I purchased this book before I even finished it, knowing I would want it as part of my Emily Dickinson collection. An academic work, published by a professor at a former university, it is an in-depth study of the importance of flowers, gardens and landscaping not only to the New England Transcendentalists, but also to Emily herself, to women of her era, and to the later Victorians. It critiques and shows the importance of flower language to Dickinson and her poetic colleagues, as well as the symbolism of flowers in that era. There is also a very practical section on gardening of the flowers given particular focus. Highly recommended.
Emily Dickinson seemed a very unusual and strange woman for the time period she lived in. I think she would have fit into our present society much better, and possibly would have had a more fulfilling life.

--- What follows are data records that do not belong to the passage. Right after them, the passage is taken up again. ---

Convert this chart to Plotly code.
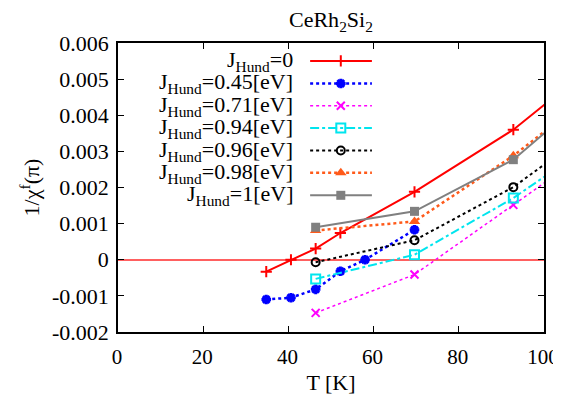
import plotly.graph_objects as go

# ---- data ----
T_red = [34.8, 40.6, 46.4, 52.2, 69.6, 92.8, 116.0]
chi_red = [-0.00033, 0.0, 0.00031, 0.00074, 0.00188, 0.0036, 0.0058]

T_blue = [34.8, 40.6, 46.4, 52.2, 58.0, 69.6]
chi_blue = [-0.0011, -0.00105, -0.00082, -0.00032, 0.0, 0.00083]

T_mag = [46.4, 69.6, 92.8, 116.0]
chi_mag = [-0.00147, -0.00041, 0.00152, 0.00345]

T_cyan = [46.4, 69.6, 92.8, 116.0]
chi_cyan = [-0.00053, 0.00014, 0.00171, 0.00358]

T_black = [46.4, 69.6, 92.8, 116.0]
chi_black = [-0.00007, 0.00054, 0.00201, 0.00401]

T_orange = [46.4, 69.6, 92.8, 116.0]
chi_orange = [0.00081, 0.00106, 0.00288, 0.0050]

T_gray = [46.4, 69.6, 92.8, 116.0]
chi_gray = [0.0009, 0.00134, 0.00277, 0.0051]

labels = ["J<sub>Hund</sub>=0", "J<sub>Hund</sub>=0.45[eV]", "J<sub>Hund</sub>=0.71[eV]",
          "J<sub>Hund</sub>=0.94[eV]", "J<sub>Hund</sub>=0.96[eV]", "J<sub>Hund</sub>=0.98[eV]",
          "J<sub>Hund</sub>=1[eV]"]

x_ticks = [0, 20, 40, 60, 80, 100]
y_ticks = [-0.002, -0.001, 0, 0.001, 0.002, 0.003, 0.004, 0.005, 0.006]
y_ticktext = ["-0.002", "-0.001", "0", "0.001", "0.002", "0.003", "0.004", "0.005", "0.006"]

# ---- styles ----
styles = [
    dict(color="#ff0000", dash="solid", lw=2, sym="cross-thin-open", ms=8, mlw=2),
    dict(color="#0000ff", dash="dot", lw=2.5, sym="asterisk-open", ms=8, mlw=3),
    dict(color="#ff00ff", dash="dot", lw=1.5, sym="x-thin-open", ms=8, mlw=2),
    dict(color="#00e5ee", dash="dashdot", lw=2, sym="square-open", ms=9, mlw=2),
    dict(color="#000000", dash="dot", lw=2, sym="circle-open", ms=8, mlw=2),
    dict(color="#ff5a1a", dash="dot", lw=2.5, sym="triangle-up", ms=10, mlw=0),
    dict(color="#808080", dash="solid", lw=2, sym="square", ms=9, mlw=0),
]
series = [(T_red, chi_red), (T_blue, chi_blue), (T_mag, chi_mag), (T_cyan, chi_cyan),
          (T_black, chi_black), (T_orange, chi_orange), (T_gray, chi_gray)]

FONT = "Times New Roman, Liberation Serif, serif"
FS = 22

fig = go.Figure()
for (xs, ys), st in zip(series, styles):
    fig.add_trace(go.Scatter(
        x=xs, y=ys, mode="lines+markers", showlegend=False, cliponaxis=True,
        line=dict(color=st["color"], dash=st["dash"], width=st["lw"]),
        marker=dict(symbol=st["sym"], size=st["ms"], color=st["color"],
                    line=dict(color=st["color"], width=st["mlw"]))))

# ---- manual gnuplot-style legend (text left, sample right) ----
row_y = [0.938, 0.860, 0.783, 0.706, 0.628, 0.551, 0.473]
for lab, st, yy in zip(labels, styles, row_y):
    fig.add_trace(go.Scatter(
        x=[0.451, 0.596], y=[yy, yy], mode="lines", xaxis="x2", yaxis="y2", showlegend=False,
        line=dict(color=st["color"], dash=st["dash"], width=st["lw"])))
    fig.add_trace(go.Scatter(
        x=[0.523], y=[yy], mode="markers", xaxis="x2", yaxis="y2", showlegend=False,
        marker=dict(symbol=st["sym"], size=st["ms"], color=st["color"],
                    line=dict(color=st["color"], width=st["mlw"]))))
    fig.add_annotation(x=0.415, y=yy, xref="x2", yref="y2", text=lab, showarrow=False,
                       xanchor="right", yanchor="middle",
                       font=dict(family=FONT, size=FS, color="black"))

axis_common = dict(showgrid=False, ticks="inside", ticklen=6, tickwidth=1, tickcolor="black",
                   mirror="ticks", showline=True, linecolor="black", linewidth=1.5,
                   automargin=False)

# the page body adds an 8px margin, so the figure is sized to fit the window
fig.update_layout(
    width=553, height=387,
    margin=dict(l=110, r=17, t=35, b=63),
    paper_bgcolor="white", plot_bgcolor="white",
    title=dict(text="CeRh<sub>2</sub>Si<sub>2</sub>", x=0.584, xanchor="center", y=0.97, yanchor="middle",
               font=dict(family=FONT, size=FS, color="black")),
    xaxis=dict(range=[0, 100], tickvals=x_ticks, zeroline=False, ticklabelstandoff=5,
               ticklabelshift=-1,
               tickfont=dict(family=FONT, size=21, color="black"),
               title=dict(text="T [K]", font=dict(family=FONT, size=FS, color="black"), standoff=11),
               **axis_common),
    yaxis=dict(range=[-0.002, 0.006], tickvals=y_ticks, ticktext=y_ticktext,
               zeroline=True, zerolinecolor="#ff6060", zerolinewidth=1.5,
               ticklabelstandoff=3,
               tickfont=dict(family=FONT, size=FS, color="black"),
               title=dict(text="1/χ<sup>f</sup>(π)", font=dict(family=FONT, size=FS, color="black"), standoff=6),
               **axis_common),
    xaxis2=dict(range=[0, 1], overlaying="x", visible=False, fixedrange=True),
    yaxis2=dict(range=[0, 1], overlaying="y", visible=False, fixedrange=True),
)

fig.write_html("out.html")
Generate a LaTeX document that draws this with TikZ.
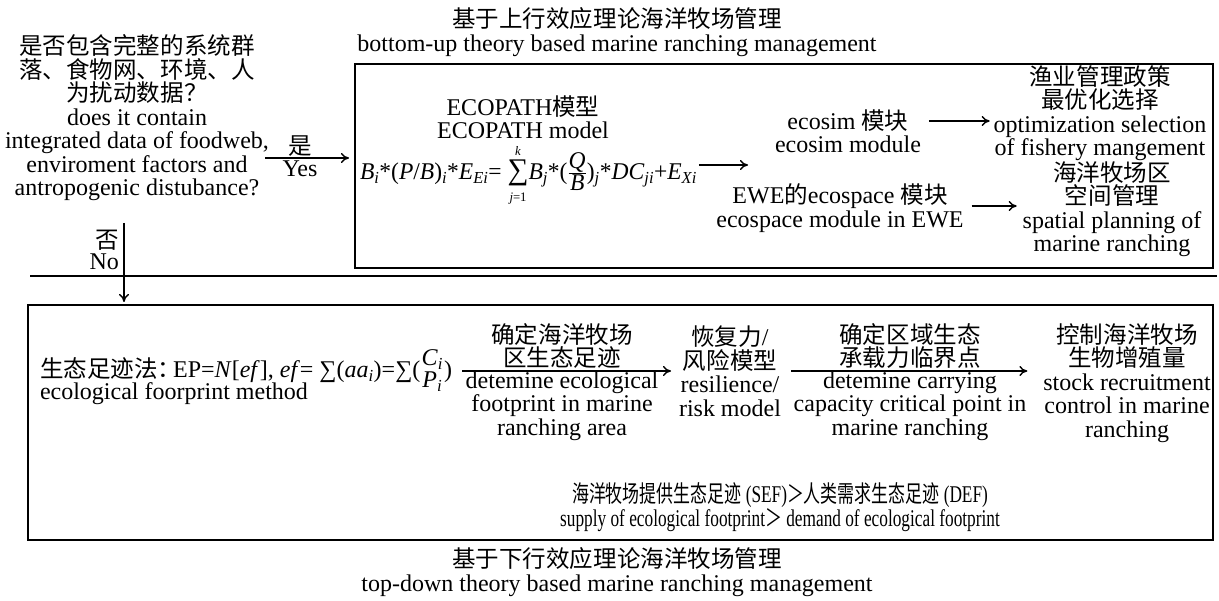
\documentclass[tikz,border=0pt]{standalone}
\usepackage{amsmath}
\usepackage{graphicx}
\usepackage{fontspec}
\setmainfont{Liberation Serif}
\newfontfamily\zh[Scale=0.98]{Noto Sans CJK SC}
\usetikzlibrary{arrows.meta}
\newcommand\sbi[1]{\textsubscript{\itshape #1}}
\newcommand\limtxt[1]{\mbox{\fontsize{13}{13}\selectfont #1}}
\newcommand\bigsum[2]{$\mathop{\mbox{\scalebox{1.25}{∑}}}\limits_{\limtxt{#1}}^{\limtxt{#2}}$}
\tikzset{
  txt/.style={inner sep=0pt, outer sep=0pt, align=center, font=\fontsize{24}{23.5}\selectfont},
  frame/.style={draw, line width=1.6pt, inner sep=0pt, outer sep=0pt},
  arr/.style={-{To[length=8pt,width=10pt]}, line width=1.4pt},
  ln/.style={line width=1.4pt},
}
\begin{document}
\begin{tikzpicture}[x=1pt,y=-1pt]
\useasboundingbox[fill=white] (0,0) rectangle (1219,601);

% titles
\node[txt] (ttop) at (617,32) {{\zh 基于上行效应理论海洋牧场管理}\\bottom-up theory based marine ranching management};
\node[txt] (tbot) at (617,572) {{\zh 基于下行效应理论海洋牧场管理}\\top-down theory based marine ranching management};

% frames
\node[frame, minimum width=858pt, minimum height=204pt] (boxT) at (784,166) {};
\node[frame, minimum width=1185pt, minimum height=235pt] (boxB) at (620.5,422.5) {};

% question
\node[txt] (q) at (137,118) {{\zh 是否包含完整的系统群}\\{\zh 落、食物网、环境、人}\\{\zh 为扰动数据？}\\does it contain\\integrated data of foodweb,\\enviroment factors and\\antropogenic distubance?};

% yes
\coordinate (yesA) at (265,158);
\draw[arr] (yesA) -- ([xshift=-6pt]boxT.west |- yesA);
\node[txt] (yes1) at (300,146) {{\zh 是}};
\node[txt] (yes2) at (300,169) {Yes};

% separator
\coordinate (sepL) at (30,276);
\coordinate (sepR) at (1217,276);
\draw[ln] (sepL) -- (sepR);

% no
\coordinate (noA) at (124,223);
\draw[arr] (noA) -- ([yshift=3pt]boxB.north -| noA);
\node[txt, anchor=east] (no1) at (119,240) {{\zh 否}};
\node[txt, anchor=east] (no2) at (119,262) {No};

% top box content
\node[txt] (eco) at (523,117) {ECOPATH{\zh 模型}\\ECOPATH model};
\node[txt, anchor=base west] (eq) at (360,180) {\scalebox{0.98}[1]{\textit{B}\sbi{i}*(\textit{P}/\textit{B})\sbi{i}*\textit{E}\sbi{Ei}= \bigsum{\textit{j}=1}{\textit{k}}\textit{B}\sbi{j}*($\genfrac{}{}{0.6pt}{1}{\mbox{\textit{Q}}}{\mbox{\textit{B}}}$)\sbi{j}*\textit{DC}\sbi{ji}+\textit{E}\sbi{Xi}}};
\coordinate (a0) at (0,165);
\draw[arr] ([xshift=2pt]eq.east |- a0) -- (748,165) coordinate (eqE);

\node[txt] (sim) at (848,131) {ecosim {\zh 模块}\\ecosim module};
\node[txt] (opt) at (1100,113) {{\zh 渔业管理政策}\\{\zh 最优化选择}\\optimization selection\\of fishery mangement};
\coordinate (a1) at (0,121);
\draw[arr] ([xshift=8pt]sim.east |- a1) -- ([xshift=-4pt]opt.west |- a1);

\node[txt] (spc) at (840,208) {EWE{\zh 的}ecospace {\zh 模块}\\ecospace module in EWE};
\node[txt] (spt) at (1112,209) {{\zh 海洋牧场区}\\{\zh 空间管理}\\spatial planning of\\marine ranching};
\coordinate (a2) at (0,206);
\draw[arr] ([xshift=8pt]spc.east |- a2) -- ([xshift=-6pt]spt.west |- a2);

% bottom box content
\node[txt, anchor=base west] (ef) at (40,378) {{\zh 生态足迹法：}\hspace{-8pt}EP=\textit{N}[\textit{ef}], \textit{ef}= ∑(\textit{aa}\sbi{i})=∑($\genfrac{}{}{0pt}{1}{\mbox{\textit{C}\sbi{i}}}{\mbox{\textit{P}\sbi{i}}}$)};
\node[txt, anchor=base west] (efen) at (40,400) {ecological foorprint method};
\node[txt] (s1a) at (562,346) {{\zh 确定海洋牧场}\\{\zh 区生态足迹}};
\node[txt] (s1b) at (562,406) {detemine ecological\\footprint in marine\\ranching area};
\node[txt] (s2) at (730,371) {{\zh 恢复力}/\\{\zh 风险模型}\\resilience/\\risk model};
\node[txt] (s3a) at (910,346) {{\zh 确定区域生态}\\{\zh 承载力临界点}};
\node[txt] (s3b) at (910,406) {detemine carrying\\capacity critical point in\\marine ranching};
\node[txt] (s4) at (1127,383) {{\zh 控制海洋牧场}\\{\zh 生物增殖量}\\stock recruitment\\control in marine\\ranching};
\coordinate (a3) at (0,371);
\draw[arr] ([xshift=10pt]ef.east |- a3) -- ([xshift=-8pt]s2.west |- a3);
\draw[arr] ([xshift=10pt]s2.east |- a3) -- ([xshift=-16pt]s4.west |- a3);

\node[txt] (sef) at (780,507) {\scalebox{0.72}[1]{{\zh 海洋牧场提供生态足迹} (SEF){\zh ＞人类需求生态足迹} (DEF)}\\\scalebox{0.72}[1]{supply of ecological footprint{\zh ＞} demand of ecological footprint}};
\end{tikzpicture}
\end{document}
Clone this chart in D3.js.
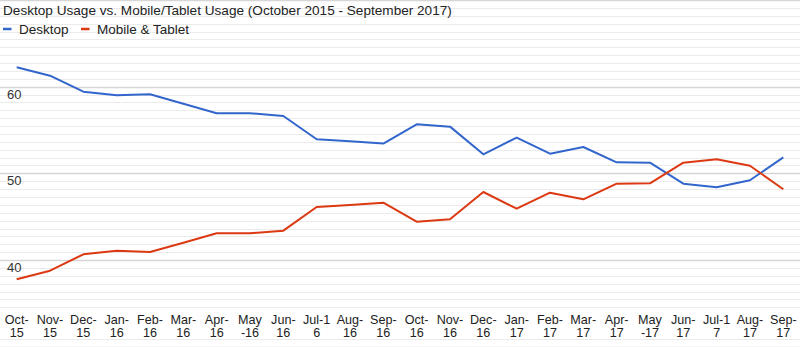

This is a dense text on Emily Dickinson's love of flowers, her use of them in her poetry, and the connection of those poems to her real life circumstances. I found it hard going.
The best chapter was Louise Carter's Gardening with Emily Dickinson, which read more like a helpful account of Emily Dickinson's gardens and less like a doctoral thesis.
Farr has one irritating habit which I don't really understand. She puts words in parentheses in the middle of sentences, like this one: "She had at least two (unconsummated) love affairs with men... ." (p. 34). No one actually knows if Emily Dickinson had a consummated love affair, and if the author somehow knows the two specific relationships she mentions were unconsummated, why put the word in parentheses? I found this writing habit head scratching and very annoying.
This book was clearly thoroughly researched, I just didn't find it very readable. I enjoyed the art and photos that were included and the snippets of Dickinson poetry.